We know that some of this is easier said than done. Practitioners in this field are struggling with real barriers to expansion, including:
• Challenges inherent in small dollar loan programs. These programs are less profitable than larger loan products due to the high origination, underwriting, and servicing costs, and low profit margins. This makes it difficult for credit unions, community banks and other providers to commit the necessary resources to build such programs when volume is low, as it will be in the beginning. Nonetheless it is critical to build the infrastructure now so that the programs are in place once the demand increases, as it inevitably will.
• Lack of established, cross-sector relationships. Practitioners from the fields of financial capability and immigration have not worked together traditionally and thus need to start establishing partnerships now.

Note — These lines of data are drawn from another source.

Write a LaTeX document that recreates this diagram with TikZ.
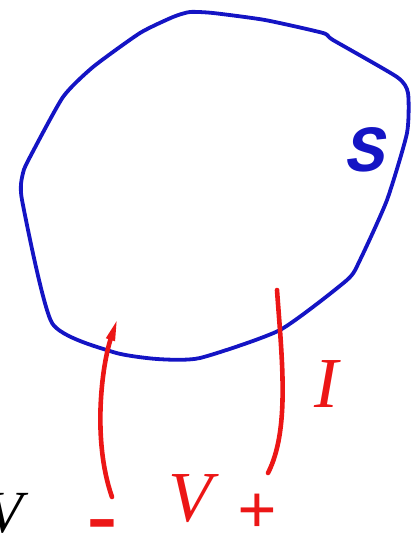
\documentclass[tikz,border=0pt]{standalone}
\usepackage{fontspec}
\setmainfont{Liberation Serif}
\setmonofont{Liberation Mono}
\usetikzlibrary{arrows.meta}
\definecolor{loopblue}{HTML}{1414C4}
\definecolor{wirered}{HTML}{EC1616}
\tikzset{
  surf/.style={draw=loopblue,line width=3.8bp,line join=round},
  wire/.style={draw=wirered,line width=4.6bp,line cap=round},
  lbl/.style={inner sep=0pt,font=\fontsize{72}{72}\selectfont\itshape},
  rlbl/.style={lbl,text=wirered},
  slbl/.style={lbl,text=loopblue,font=\fontsize{66}{66}\selectfont\ttfamily\bfseries\itshape},
  sgn/.style={inner sep=0pt,text=wirered,font=\fontsize{70}{70}\selectfont\bfseries}
}
\begin{document}
\begin{tikzpicture}[x=1bp,y=-1bp]
  \useasboundingbox (0,0) rectangle (410,535);
  % the closed surface
  \draw[surf] plot[smooth cycle,tension=0.35] coordinates {
    (190,12) (213,13) (265,20) (323,33) (333,40) (397,77) (408,93)
    (407,133) (387,200) (360,260) (347,280) (280,330) (200,358)
    (157,359) (113,352) (52,323) (22,200) (23,173)
    (30,157) (63,97) (93,67) (140,33) (173,17)};
  \node[slbl] (surfS) at (367,150) {S};
  % the two leads
  \coordinate (lout) at (112,497);
  \coordinate (lin) at (118,317);
  \coordinate (rin) at (277,290);
  \coordinate (rout) at (268,473);
  \draw[wire,-{Triangle[length=24bp,width=8bp]}] (lout) .. controls (92,440) and (102,365) .. (lin);
  \draw[wire] (rin) .. controls (282,360) and (290,430) .. (rout);
  \node[rlbl] (curI) at (326,384) {I};
  \node[rlbl] (voltV) at (190,499) {V};
  \node[sgn,font=\fontsize{90}{90}\selectfont\bfseries] (minus) at (102,532) {-};
  \node[sgn] (plus) at (257,514) {+};
  \node[lbl,font=\fontsize{60}{60}\selectfont\itshape] (leftV) at (5,513) {V};
\end{tikzpicture}
\end{document}
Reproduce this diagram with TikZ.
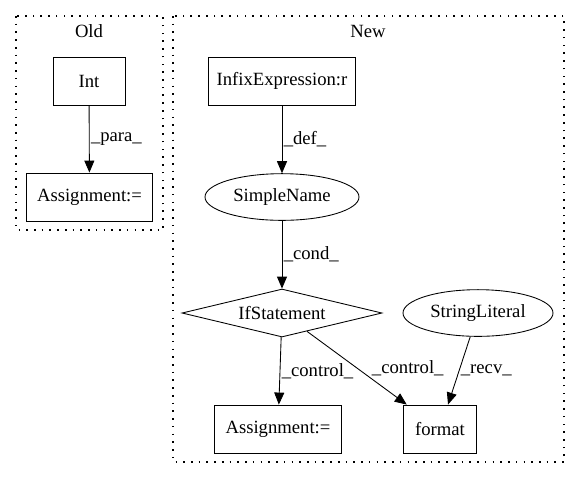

• Limited technology and trust. In some geographies—particularly rural areas and other isolated communities—there may be limited access to the types of technologies that can most effectively deliver these products and services. Similarly, providers may lack the client trust necessary to successfully administer these sorts of programs.
Citizenship finance enables two critical economic opportunities. Affordable and accessible financial products will, over time, help our newest Americans practice strong savings habits and build their credit history, which is a fundamental component of an individual’s financial identity. At the same time, citizenship itself will open the door to a range of meaningful opportunities to advance economically, such as access to better paying and more secure jobs. If we can do both of these pieces well, then we can set up these newest Americans to achieve economic success.
Doing so will require many more responsible providers in this space. Whether you are a practitioner in the field of financial capability, housing, asset building, immigrant services, or human services, and whether you work in the private, nonprofit, philanthropic or corporate sectors, there is a role for you. All of us can and should be involved in ensuring that new Americans have access to safe, affordable tools for financing citizenship and other opportunities for legal residency.